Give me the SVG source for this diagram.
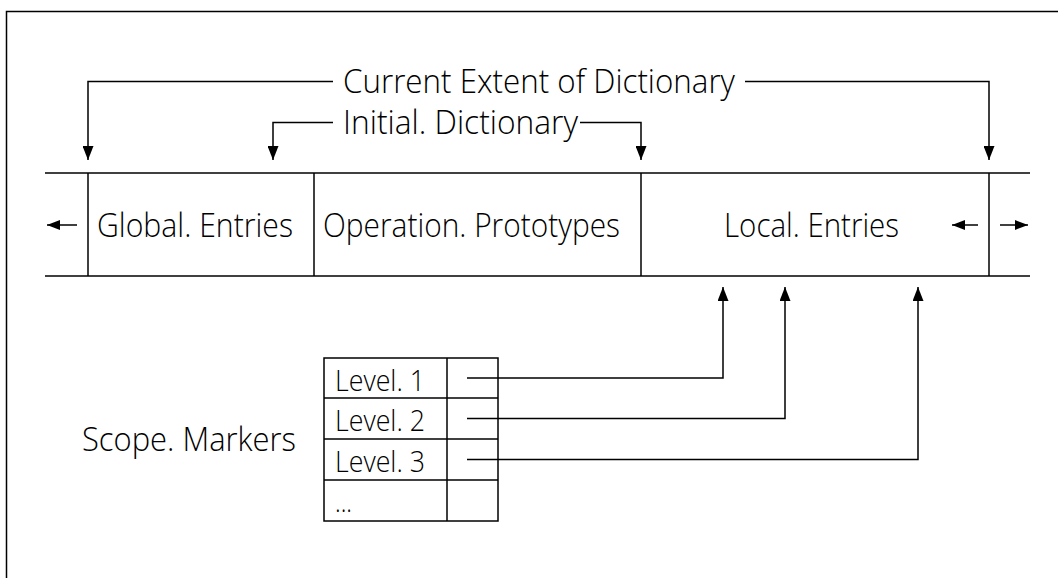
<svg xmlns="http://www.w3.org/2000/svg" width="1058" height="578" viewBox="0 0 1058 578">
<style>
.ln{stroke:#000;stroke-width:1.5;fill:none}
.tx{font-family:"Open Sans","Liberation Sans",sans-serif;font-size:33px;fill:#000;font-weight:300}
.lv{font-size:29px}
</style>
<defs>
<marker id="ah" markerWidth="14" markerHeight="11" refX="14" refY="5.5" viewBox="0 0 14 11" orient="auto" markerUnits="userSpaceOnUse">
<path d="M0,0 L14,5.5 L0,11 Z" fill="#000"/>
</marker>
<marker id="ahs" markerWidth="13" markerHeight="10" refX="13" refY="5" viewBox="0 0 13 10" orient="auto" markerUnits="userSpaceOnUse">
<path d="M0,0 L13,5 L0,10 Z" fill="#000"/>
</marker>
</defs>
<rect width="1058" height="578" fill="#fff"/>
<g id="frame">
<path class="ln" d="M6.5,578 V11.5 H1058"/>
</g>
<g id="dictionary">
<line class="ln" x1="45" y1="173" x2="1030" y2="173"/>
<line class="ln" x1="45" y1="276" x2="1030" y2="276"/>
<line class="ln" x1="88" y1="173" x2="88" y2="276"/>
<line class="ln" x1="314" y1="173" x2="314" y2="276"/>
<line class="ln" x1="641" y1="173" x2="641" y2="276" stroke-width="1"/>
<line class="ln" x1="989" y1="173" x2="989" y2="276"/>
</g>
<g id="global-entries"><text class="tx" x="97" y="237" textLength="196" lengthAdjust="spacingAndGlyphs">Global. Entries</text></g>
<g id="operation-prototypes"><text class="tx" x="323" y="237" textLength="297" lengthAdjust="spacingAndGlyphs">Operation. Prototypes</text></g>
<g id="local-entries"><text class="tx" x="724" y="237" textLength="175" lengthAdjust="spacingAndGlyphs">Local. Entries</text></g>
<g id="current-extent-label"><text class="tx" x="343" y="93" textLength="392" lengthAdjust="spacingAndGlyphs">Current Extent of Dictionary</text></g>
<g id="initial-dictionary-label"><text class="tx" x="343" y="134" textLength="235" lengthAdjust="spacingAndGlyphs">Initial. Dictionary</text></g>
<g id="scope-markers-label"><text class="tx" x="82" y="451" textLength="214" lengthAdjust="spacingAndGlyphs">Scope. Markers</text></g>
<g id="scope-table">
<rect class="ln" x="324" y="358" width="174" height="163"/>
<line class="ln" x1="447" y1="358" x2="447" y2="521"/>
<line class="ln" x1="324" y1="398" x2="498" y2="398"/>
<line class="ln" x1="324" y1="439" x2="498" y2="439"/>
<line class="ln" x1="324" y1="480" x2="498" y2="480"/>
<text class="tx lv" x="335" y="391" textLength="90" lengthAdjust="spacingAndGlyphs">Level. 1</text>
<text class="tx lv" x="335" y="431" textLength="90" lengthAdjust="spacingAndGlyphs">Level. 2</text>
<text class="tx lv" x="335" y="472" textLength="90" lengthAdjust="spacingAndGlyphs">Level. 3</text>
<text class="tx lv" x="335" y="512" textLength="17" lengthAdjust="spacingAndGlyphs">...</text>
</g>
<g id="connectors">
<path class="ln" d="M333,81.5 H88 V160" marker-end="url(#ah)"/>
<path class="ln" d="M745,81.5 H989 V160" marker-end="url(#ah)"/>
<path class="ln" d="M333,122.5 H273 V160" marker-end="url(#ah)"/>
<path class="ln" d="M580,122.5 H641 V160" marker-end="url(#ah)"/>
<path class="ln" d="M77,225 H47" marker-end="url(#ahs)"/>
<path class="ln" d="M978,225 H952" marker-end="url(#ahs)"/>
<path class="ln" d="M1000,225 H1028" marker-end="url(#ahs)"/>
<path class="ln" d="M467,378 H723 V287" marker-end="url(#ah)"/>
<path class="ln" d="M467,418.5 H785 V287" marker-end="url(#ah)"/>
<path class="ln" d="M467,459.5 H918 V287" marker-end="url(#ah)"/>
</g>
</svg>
+ + + +
Work to do: Omit the pictures and give the material again, exactly and in full.

Completed task:
Give me the SVG source for this diagram.
<svg xmlns="http://www.w3.org/2000/svg" width="1058" height="578" viewBox="0 0 1058 578">
<style>
.ln{stroke:#000;stroke-width:1.5;fill:none}
.tx{font-family:"Open Sans","Liberation Sans",sans-serif;font-size:33px;fill:#000;font-weight:300}
.lv{font-size:29px}
</style>
<defs>
<marker id="ah" markerWidth="14" markerHeight="11" refX="14" refY="5.5" viewBox="0 0 14 11" orient="auto" markerUnits="userSpaceOnUse">
<path d="M0,0 L14,5.5 L0,11 Z" fill="#000"/>
</marker>
<marker id="ahs" markerWidth="13" markerHeight="10" refX="13" refY="5" viewBox="0 0 13 10" orient="auto" markerUnits="userSpaceOnUse">
<path d="M0,0 L13,5 L0,10 Z" fill="#000"/>
</marker>
</defs>
<rect width="1058" height="578" fill="#fff"/>
<g id="frame">
<path class="ln" d="M6.5,578 V11.5 H1058"/>
</g>
<g id="dictionary">
<line class="ln" x1="45" y1="173" x2="1030" y2="173"/>
<line class="ln" x1="45" y1="276" x2="1030" y2="276"/>
<line class="ln" x1="88" y1="173" x2="88" y2="276"/>
<line class="ln" x1="314" y1="173" x2="314" y2="276"/>
<line class="ln" x1="641" y1="173" x2="641" y2="276" stroke-width="1"/>
<line class="ln" x1="989" y1="173" x2="989" y2="276"/>
</g>
<g id="global-entries"><text class="tx" x="97" y="237" textLength="196" lengthAdjust="spacingAndGlyphs">Global. Entries</text></g>
<g id="operation-prototypes"><text class="tx" x="323" y="237" textLength="297" lengthAdjust="spacingAndGlyphs">Operation. Prototypes</text></g>
<g id="local-entries"><text class="tx" x="724" y="237" textLength="175" lengthAdjust="spacingAndGlyphs">Local. Entries</text></g>
<g id="current-extent-label"><text class="tx" x="343" y="93" textLength="392" lengthAdjust="spacingAndGlyphs">Current Extent of Dictionary</text></g>
<g id="initial-dictionary-label"><text class="tx" x="343" y="134" textLength="235" lengthAdjust="spacingAndGlyphs">Initial. Dictionary</text></g>
<g id="scope-markers-label"><text class="tx" x="82" y="451" textLength="214" lengthAdjust="spacingAndGlyphs">Scope. Markers</text></g>
<g id="scope-table">
<rect class="ln" x="324" y="358" width="174" height="163"/>
<line class="ln" x1="447" y1="358" x2="447" y2="521"/>
<line class="ln" x1="324" y1="398" x2="498" y2="398"/>
<line class="ln" x1="324" y1="439" x2="498" y2="439"/>
<line class="ln" x1="324" y1="480" x2="498" y2="480"/>
<text class="tx lv" x="335" y="391" textLength="90" lengthAdjust="spacingAndGlyphs">Level. 1</text>
<text class="tx lv" x="335" y="431" textLength="90" lengthAdjust="spacingAndGlyphs">Level. 2</text>
<text class="tx lv" x="335" y="472" textLength="90" lengthAdjust="spacingAndGlyphs">Level. 3</text>
<text class="tx lv" x="335" y="512" textLength="17" lengthAdjust="spacingAndGlyphs">...</text>
</g>
<g id="connectors">
<path class="ln" d="M333,81.5 H88 V160" marker-end="url(#ah)"/>
<path class="ln" d="M745,81.5 H989 V160" marker-end="url(#ah)"/>
<path class="ln" d="M333,122.5 H273 V160" marker-end="url(#ah)"/>
<path class="ln" d="M580,122.5 H641 V160" marker-end="url(#ah)"/>
<path class="ln" d="M77,225 H47" marker-end="url(#ahs)"/>
<path class="ln" d="M978,225 H952" marker-end="url(#ahs)"/>
<path class="ln" d="M1000,225 H1028" marker-end="url(#ahs)"/>
<path class="ln" d="M467,378 H723 V287" marker-end="url(#ah)"/>
<path class="ln" d="M467,418.5 H785 V287" marker-end="url(#ah)"/>
<path class="ln" d="M467,459.5 H918 V287" marker-end="url(#ah)"/>
</g>
</svg>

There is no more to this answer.